§ Problem requirements:
Please determine how many lines of the material include the word "chart", and respond with nothing but that number.

── Extracted material ──

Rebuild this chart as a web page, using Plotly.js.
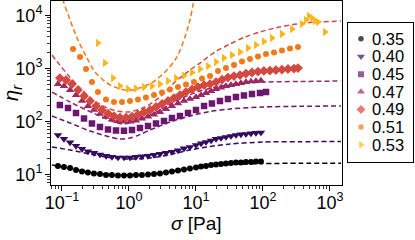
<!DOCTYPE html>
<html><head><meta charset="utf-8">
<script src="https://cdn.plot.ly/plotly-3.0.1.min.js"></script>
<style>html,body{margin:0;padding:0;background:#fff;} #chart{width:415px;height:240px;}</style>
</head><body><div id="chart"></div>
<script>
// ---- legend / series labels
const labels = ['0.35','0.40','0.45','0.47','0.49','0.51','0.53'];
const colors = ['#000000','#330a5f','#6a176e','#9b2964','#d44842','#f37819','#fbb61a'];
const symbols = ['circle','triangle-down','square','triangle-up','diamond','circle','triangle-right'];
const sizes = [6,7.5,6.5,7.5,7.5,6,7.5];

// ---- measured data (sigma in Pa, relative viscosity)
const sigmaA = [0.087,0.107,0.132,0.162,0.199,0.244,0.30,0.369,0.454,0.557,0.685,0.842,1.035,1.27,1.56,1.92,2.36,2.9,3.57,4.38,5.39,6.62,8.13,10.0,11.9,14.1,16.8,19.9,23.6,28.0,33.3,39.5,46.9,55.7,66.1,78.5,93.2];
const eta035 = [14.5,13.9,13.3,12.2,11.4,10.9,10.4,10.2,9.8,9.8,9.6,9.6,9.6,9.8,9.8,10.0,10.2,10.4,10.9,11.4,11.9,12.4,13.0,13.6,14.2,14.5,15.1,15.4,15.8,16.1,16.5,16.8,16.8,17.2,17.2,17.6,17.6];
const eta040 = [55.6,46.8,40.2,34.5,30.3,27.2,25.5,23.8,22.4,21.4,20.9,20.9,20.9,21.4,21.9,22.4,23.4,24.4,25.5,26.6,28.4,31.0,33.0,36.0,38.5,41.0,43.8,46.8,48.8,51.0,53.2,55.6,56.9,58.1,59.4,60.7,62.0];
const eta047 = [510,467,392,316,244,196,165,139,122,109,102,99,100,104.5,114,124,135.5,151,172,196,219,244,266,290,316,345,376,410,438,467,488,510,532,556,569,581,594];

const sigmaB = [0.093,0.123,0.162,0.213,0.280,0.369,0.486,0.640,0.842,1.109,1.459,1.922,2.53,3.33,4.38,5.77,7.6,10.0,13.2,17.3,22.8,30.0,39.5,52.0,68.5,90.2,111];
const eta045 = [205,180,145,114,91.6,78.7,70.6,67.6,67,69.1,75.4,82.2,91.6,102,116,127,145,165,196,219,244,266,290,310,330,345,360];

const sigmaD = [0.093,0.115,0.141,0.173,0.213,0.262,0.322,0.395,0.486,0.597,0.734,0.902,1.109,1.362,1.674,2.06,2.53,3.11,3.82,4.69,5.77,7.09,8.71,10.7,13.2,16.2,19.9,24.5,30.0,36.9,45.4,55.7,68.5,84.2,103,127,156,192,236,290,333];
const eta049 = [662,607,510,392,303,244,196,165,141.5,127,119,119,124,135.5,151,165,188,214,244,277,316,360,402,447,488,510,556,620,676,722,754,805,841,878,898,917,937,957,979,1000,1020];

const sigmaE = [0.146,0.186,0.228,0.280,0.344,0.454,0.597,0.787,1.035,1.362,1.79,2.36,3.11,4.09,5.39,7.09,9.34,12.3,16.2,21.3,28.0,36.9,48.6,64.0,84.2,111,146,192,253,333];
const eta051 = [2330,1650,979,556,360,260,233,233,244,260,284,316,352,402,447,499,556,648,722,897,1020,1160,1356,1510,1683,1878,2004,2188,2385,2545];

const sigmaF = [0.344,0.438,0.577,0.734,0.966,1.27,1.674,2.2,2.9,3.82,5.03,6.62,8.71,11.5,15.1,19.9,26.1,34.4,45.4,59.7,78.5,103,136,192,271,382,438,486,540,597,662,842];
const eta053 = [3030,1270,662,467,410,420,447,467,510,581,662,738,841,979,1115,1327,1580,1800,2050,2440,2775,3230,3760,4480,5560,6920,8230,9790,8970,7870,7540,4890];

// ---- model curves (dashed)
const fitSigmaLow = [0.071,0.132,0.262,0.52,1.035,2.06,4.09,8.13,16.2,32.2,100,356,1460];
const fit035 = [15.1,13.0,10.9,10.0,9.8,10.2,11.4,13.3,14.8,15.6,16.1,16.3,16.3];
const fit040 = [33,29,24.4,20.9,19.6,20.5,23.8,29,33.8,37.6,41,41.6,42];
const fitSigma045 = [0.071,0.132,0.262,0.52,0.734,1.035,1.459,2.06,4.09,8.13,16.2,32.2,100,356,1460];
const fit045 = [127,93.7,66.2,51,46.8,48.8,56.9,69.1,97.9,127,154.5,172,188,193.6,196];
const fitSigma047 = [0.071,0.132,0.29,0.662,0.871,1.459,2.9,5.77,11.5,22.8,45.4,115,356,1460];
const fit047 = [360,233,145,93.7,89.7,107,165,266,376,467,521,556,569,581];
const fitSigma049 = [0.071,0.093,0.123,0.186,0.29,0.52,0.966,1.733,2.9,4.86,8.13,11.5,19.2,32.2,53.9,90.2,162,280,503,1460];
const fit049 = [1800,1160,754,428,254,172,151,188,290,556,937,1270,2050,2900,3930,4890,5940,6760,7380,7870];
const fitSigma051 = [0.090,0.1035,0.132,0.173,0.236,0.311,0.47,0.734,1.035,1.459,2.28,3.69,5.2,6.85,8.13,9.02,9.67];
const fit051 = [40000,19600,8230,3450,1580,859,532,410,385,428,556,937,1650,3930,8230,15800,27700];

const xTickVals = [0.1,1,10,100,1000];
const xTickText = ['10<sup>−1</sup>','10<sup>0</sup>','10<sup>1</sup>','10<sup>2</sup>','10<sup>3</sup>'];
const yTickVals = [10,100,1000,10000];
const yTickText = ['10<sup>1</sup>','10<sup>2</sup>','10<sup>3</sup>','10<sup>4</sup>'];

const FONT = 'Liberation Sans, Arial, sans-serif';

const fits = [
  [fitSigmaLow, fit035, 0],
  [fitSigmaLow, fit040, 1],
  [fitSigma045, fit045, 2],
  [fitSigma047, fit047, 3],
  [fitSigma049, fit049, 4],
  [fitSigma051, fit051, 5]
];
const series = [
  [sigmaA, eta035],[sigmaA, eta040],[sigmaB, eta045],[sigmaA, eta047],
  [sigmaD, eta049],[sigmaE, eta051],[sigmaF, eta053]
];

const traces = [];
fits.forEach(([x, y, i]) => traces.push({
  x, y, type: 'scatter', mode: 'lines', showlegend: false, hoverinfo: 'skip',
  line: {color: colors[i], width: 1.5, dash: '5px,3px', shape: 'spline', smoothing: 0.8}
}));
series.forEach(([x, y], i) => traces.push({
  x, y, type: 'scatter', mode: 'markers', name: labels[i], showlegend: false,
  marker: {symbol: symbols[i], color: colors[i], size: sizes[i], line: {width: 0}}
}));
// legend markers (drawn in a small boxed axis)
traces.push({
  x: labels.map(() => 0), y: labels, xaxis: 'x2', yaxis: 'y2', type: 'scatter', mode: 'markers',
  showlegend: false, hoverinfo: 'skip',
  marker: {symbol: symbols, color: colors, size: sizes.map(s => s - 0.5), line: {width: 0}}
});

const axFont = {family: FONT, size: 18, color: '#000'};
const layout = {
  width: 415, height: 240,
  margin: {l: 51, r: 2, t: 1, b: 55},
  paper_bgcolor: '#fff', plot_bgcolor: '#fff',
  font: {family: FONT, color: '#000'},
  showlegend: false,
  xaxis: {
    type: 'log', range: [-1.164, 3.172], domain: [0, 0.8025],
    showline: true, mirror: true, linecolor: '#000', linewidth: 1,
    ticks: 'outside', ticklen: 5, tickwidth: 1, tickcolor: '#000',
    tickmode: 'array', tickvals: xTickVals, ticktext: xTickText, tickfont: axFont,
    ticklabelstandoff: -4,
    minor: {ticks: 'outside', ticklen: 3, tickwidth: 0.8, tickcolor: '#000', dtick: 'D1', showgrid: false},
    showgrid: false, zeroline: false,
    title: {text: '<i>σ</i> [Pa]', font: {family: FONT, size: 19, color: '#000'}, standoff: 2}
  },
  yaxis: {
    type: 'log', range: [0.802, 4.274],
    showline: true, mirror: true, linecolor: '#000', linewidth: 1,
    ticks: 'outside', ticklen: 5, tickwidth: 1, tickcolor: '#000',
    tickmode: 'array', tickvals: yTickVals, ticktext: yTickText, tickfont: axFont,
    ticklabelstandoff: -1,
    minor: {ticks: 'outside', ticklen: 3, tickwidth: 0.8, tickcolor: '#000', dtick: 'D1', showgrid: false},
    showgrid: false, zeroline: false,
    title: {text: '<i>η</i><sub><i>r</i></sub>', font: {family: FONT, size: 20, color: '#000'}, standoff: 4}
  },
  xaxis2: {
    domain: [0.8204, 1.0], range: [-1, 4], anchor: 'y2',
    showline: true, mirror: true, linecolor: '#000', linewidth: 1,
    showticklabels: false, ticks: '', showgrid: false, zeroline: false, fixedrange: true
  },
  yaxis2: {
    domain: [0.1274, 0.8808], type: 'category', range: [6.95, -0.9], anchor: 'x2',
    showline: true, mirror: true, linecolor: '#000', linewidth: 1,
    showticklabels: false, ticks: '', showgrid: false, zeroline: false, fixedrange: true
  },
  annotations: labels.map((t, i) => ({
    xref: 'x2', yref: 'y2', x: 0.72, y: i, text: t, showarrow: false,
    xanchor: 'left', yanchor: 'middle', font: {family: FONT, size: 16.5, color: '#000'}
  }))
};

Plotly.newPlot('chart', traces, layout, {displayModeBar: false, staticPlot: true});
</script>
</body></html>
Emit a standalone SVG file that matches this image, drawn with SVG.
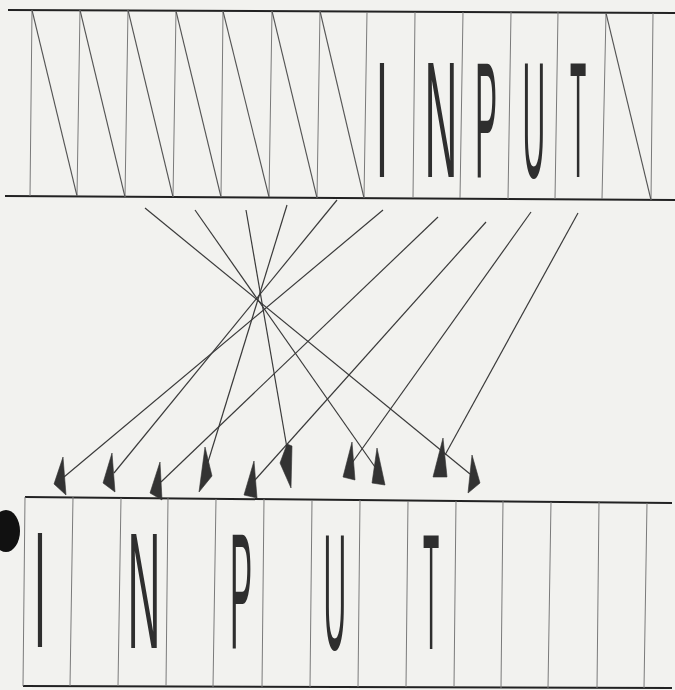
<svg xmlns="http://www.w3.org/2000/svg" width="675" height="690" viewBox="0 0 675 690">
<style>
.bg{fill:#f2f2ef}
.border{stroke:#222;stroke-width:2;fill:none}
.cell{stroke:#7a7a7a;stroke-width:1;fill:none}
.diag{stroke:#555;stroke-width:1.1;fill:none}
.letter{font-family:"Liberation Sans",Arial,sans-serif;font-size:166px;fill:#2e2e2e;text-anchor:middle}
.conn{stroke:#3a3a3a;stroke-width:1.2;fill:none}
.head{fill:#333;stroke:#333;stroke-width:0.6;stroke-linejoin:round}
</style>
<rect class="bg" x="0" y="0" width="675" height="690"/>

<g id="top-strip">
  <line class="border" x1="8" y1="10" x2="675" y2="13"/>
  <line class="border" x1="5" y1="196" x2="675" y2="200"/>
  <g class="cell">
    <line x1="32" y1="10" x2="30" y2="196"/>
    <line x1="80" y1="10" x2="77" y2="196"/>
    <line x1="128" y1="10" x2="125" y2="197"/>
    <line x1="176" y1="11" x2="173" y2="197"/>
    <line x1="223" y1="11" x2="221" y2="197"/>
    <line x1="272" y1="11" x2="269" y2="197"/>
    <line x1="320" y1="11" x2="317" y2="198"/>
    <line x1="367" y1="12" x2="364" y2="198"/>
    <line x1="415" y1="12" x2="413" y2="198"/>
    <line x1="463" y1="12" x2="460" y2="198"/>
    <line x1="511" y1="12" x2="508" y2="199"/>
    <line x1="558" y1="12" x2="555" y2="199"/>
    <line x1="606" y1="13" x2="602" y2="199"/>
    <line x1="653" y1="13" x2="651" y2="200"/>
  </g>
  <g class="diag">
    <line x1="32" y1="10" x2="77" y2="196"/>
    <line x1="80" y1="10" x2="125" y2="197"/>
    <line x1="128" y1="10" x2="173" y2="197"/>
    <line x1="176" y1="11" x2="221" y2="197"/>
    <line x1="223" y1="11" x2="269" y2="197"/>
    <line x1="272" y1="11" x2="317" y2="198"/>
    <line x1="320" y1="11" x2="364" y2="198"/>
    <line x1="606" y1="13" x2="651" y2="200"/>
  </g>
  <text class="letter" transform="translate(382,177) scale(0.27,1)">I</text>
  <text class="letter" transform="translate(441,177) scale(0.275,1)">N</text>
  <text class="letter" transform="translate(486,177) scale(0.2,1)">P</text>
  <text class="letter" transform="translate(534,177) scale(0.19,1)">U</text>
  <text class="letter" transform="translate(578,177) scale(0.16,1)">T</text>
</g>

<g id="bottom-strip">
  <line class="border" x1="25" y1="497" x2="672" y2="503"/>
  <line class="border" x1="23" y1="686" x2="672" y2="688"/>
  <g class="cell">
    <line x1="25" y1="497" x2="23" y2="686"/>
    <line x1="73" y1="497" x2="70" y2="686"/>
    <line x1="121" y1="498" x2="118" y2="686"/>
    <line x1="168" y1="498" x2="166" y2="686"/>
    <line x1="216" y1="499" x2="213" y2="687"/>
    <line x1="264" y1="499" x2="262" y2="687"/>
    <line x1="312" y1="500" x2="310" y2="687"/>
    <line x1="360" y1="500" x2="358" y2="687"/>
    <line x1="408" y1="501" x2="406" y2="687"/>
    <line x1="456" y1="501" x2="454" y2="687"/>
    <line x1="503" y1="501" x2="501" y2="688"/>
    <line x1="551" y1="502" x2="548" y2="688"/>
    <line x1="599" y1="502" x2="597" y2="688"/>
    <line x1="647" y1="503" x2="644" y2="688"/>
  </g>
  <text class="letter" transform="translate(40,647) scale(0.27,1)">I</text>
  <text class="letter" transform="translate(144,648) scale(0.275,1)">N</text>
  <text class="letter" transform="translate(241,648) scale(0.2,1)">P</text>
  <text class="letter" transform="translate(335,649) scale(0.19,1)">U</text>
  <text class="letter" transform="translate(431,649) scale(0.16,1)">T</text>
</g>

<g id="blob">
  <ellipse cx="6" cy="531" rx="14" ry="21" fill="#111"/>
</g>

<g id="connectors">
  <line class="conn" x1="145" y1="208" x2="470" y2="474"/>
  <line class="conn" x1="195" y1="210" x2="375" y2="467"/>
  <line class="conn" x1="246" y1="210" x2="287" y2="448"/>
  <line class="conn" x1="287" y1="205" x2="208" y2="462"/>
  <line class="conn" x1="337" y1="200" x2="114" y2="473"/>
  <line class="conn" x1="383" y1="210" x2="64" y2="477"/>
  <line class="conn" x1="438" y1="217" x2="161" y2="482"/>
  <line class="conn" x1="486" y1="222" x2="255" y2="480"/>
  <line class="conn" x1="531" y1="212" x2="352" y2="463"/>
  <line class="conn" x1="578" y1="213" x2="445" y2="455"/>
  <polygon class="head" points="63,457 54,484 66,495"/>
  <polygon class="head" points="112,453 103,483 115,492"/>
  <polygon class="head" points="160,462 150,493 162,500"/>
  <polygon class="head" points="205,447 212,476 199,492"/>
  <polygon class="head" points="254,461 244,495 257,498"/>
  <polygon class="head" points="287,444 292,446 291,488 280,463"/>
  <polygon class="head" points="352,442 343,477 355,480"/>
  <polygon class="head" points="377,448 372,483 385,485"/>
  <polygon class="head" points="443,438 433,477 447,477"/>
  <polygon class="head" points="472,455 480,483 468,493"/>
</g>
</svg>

───

§ Reply to the task:
4